- SUPPLIED DATA -

** begin **

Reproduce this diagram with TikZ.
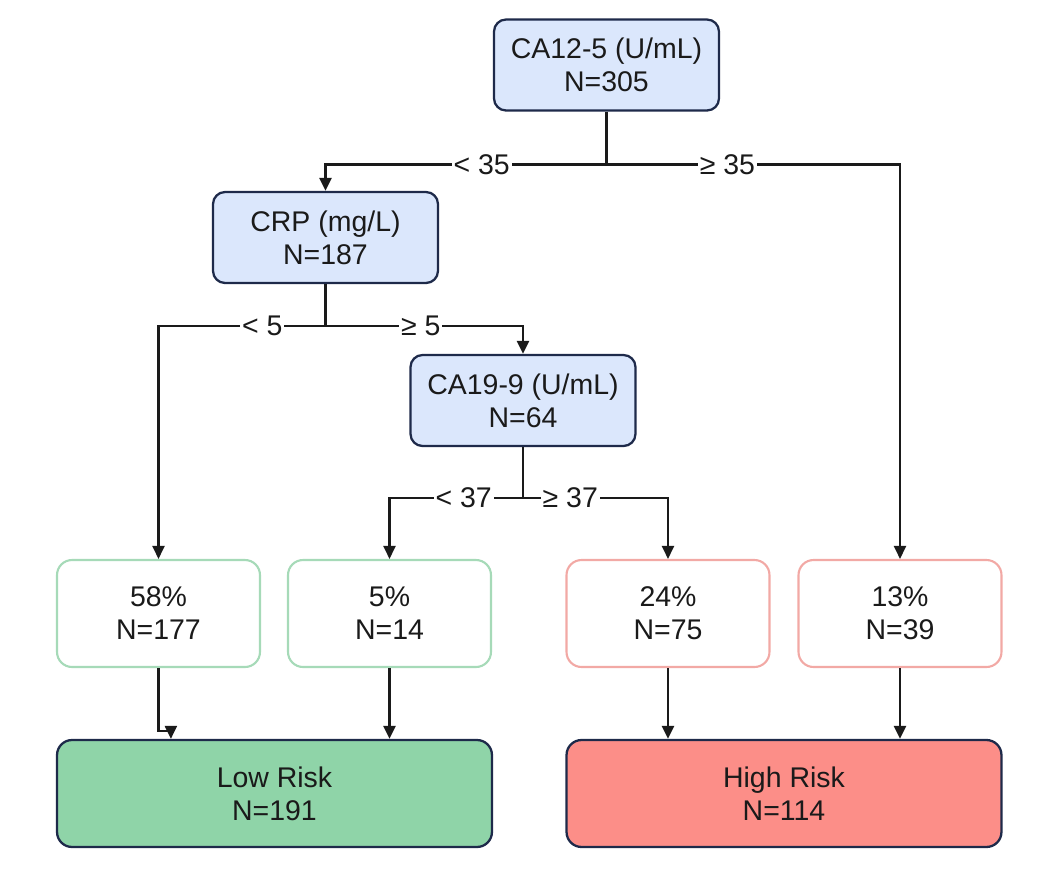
\documentclass[tikz,border=0pt]{standalone}
\usepackage{fontspec}
\setmainfont{Liberation Sans}
\usepackage{tikz}
\usetikzlibrary{arrows.meta,calc}
\definecolor{splitfill}{HTML}{DBE7FC}
\definecolor{splitdraw}{HTML}{1E2A4A}
\definecolor{lowdraw}{HTML}{A6DAB8}
\definecolor{highdraw}{HTML}{F2A9A5}
\definecolor{lowfill}{HTML}{8FD4A8}
\definecolor{highfill}{HTML}{FC8E88}
\definecolor{inkline}{HTML}{1A1A1A}

\begin{document}
\begin{tikzpicture}[x=0.02cm,y=-0.02cm,
 font=\fontsize{16.2}{18.8}\selectfont,
 split/.style={draw=splitdraw,fill=splitfill,line width=1.3pt,rounded corners=0.24cm,
   minimum width=4.5cm,minimum height=1.82cm,align=center,text=inkline},
 leaf/.style={fill=white,line width=1.2pt,rounded corners=0.3cm,
   minimum width=4.06cm,minimum height=2.14cm,align=center,text=inkline},
 risk/.style={draw=splitdraw,line width=1.3pt,rounded corners=0.3cm,
   minimum width=8.7cm,minimum height=2.14cm,align=center,text=inkline},
 wire/.style={draw=inkline,line width=1.3pt},
 arr/.style={wire,-{Triangle[length=0.26cm,width=0.24cm]}},
 cut/.style={fill=white,inner sep=1pt,text=inkline}]
\useasboundingbox (0,0) rectangle (1059,876);
% splits
\node[split] (root) at (606.5,65) {CA12-5 (U/mL)\\N=305};
\node[split] (crp) at (325.5,237.5) {CRP (mg/L)\\N=187};
\node[split] (ca) at (523,400.5) {CA19-9 (U/mL)\\N=64};
% leaves
\node[leaf,draw=lowdraw] (l58) at (158.5,613.5) {58\%\\N=177};
\node[leaf,draw=lowdraw] (l5) at (389.5,613.5) {5\%\\N=14};
\node[leaf,draw=highdraw] (l24) at (668,613.5) {24\%\\N=75};
\node[leaf,draw=highdraw] (l13) at (900,613.5) {13\%\\N=39};
% outcome
\node[risk,fill=lowfill] (low) at (274.5,793.5) {Low Risk\\N=191};
\node[risk,fill=highfill] (high) at (784,793.5) {High Risk\\N=114};

\coordinate (j1) at ($(root.south)+(0,53)$);
\coordinate (j2) at ($(crp.south)+(0,42)$);
\coordinate (j3) at ($(ca.south)+(0,51)$);

\draw[wire] (root.south) -- (j1);
\draw[arr] (j1) -| node[cut,pos=0.222]{< 35} (crp.north);
\draw[arr] (j1) -| node[cut,pos=0.206]{≥ 35} (l13.north);
\draw[wire] (crp.south) -- (j2);
\draw[arr] (j2) -| node[cut,pos=0.189]{< 5} (l58.north);
\draw[arr] (j2) -| node[cut,pos=0.241]{≥ 5} (ca.north);
\draw[wire] (ca.south) -- (j3);
\draw[arr] (j3) -| node[cut,pos=0.222]{< 37} (l5.north);
\draw[arr] (j3) -| node[cut,pos=0.163]{≥ 37} (l24.north);

\draw[arr] (l58.south) -- ++(0,63) -| ($(low.north west)+(115,0)$);
\draw[arr] (l5.south) -- (l5.south |- low.north);
\draw[arr] (l24.south) -- (l24.south |- high.north);
\draw[arr] (l13.south) -- (l13.south |- high.north);
\end{tikzpicture}
\end{document}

** end **

- TASK REQUIREMENTS -
Print, exactly as written, the lines above from the first one to the one containing "(j3) at ($(ca.south)+(0,51)$);". Leave out pictures.

- TASK RESULT -
Reproduce this diagram with TikZ.
\documentclass[tikz,border=0pt]{standalone}
\usepackage{fontspec}
\setmainfont{Liberation Sans}
\usepackage{tikz}
\usetikzlibrary{arrows.meta,calc}
\definecolor{splitfill}{HTML}{DBE7FC}
\definecolor{splitdraw}{HTML}{1E2A4A}
\definecolor{lowdraw}{HTML}{A6DAB8}
\definecolor{highdraw}{HTML}{F2A9A5}
\definecolor{lowfill}{HTML}{8FD4A8}
\definecolor{highfill}{HTML}{FC8E88}
\definecolor{inkline}{HTML}{1A1A1A}

\begin{document}
\begin{tikzpicture}[x=0.02cm,y=-0.02cm,
 font=\fontsize{16.2}{18.8}\selectfont,
 split/.style={draw=splitdraw,fill=splitfill,line width=1.3pt,rounded corners=0.24cm,
   minimum width=4.5cm,minimum height=1.82cm,align=center,text=inkline},
 leaf/.style={fill=white,line width=1.2pt,rounded corners=0.3cm,
   minimum width=4.06cm,minimum height=2.14cm,align=center,text=inkline},
 risk/.style={draw=splitdraw,line width=1.3pt,rounded corners=0.3cm,
   minimum width=8.7cm,minimum height=2.14cm,align=center,text=inkline},
 wire/.style={draw=inkline,line width=1.3pt},
 arr/.style={wire,-{Triangle[length=0.26cm,width=0.24cm]}},
 cut/.style={fill=white,inner sep=1pt,text=inkline}]
\useasboundingbox (0,0) rectangle (1059,876);
% splits
\node[split] (root) at (606.5,65) {CA12-5 (U/mL)\\N=305};
\node[split] (crp) at (325.5,237.5) {CRP (mg/L)\\N=187};
\node[split] (ca) at (523,400.5) {CA19-9 (U/mL)\\N=64};
% leaves
\node[leaf,draw=lowdraw] (l58) at (158.5,613.5) {58\%\\N=177};
\node[leaf,draw=lowdraw] (l5) at (389.5,613.5) {5\%\\N=14};
\node[leaf,draw=highdraw] (l24) at (668,613.5) {24\%\\N=75};
\node[leaf,draw=highdraw] (l13) at (900,613.5) {13\%\\N=39};
% outcome
\node[risk,fill=lowfill] (low) at (274.5,793.5) {Low Risk\\N=191};
\node[risk,fill=highfill] (high) at (784,793.5) {High Risk\\N=114};

\coordinate (j1) at ($(root.south)+(0,53)$);
\coordinate (j2) at ($(crp.south)+(0,42)$);
\coordinate (j3) at ($(ca.south)+(0,51)$);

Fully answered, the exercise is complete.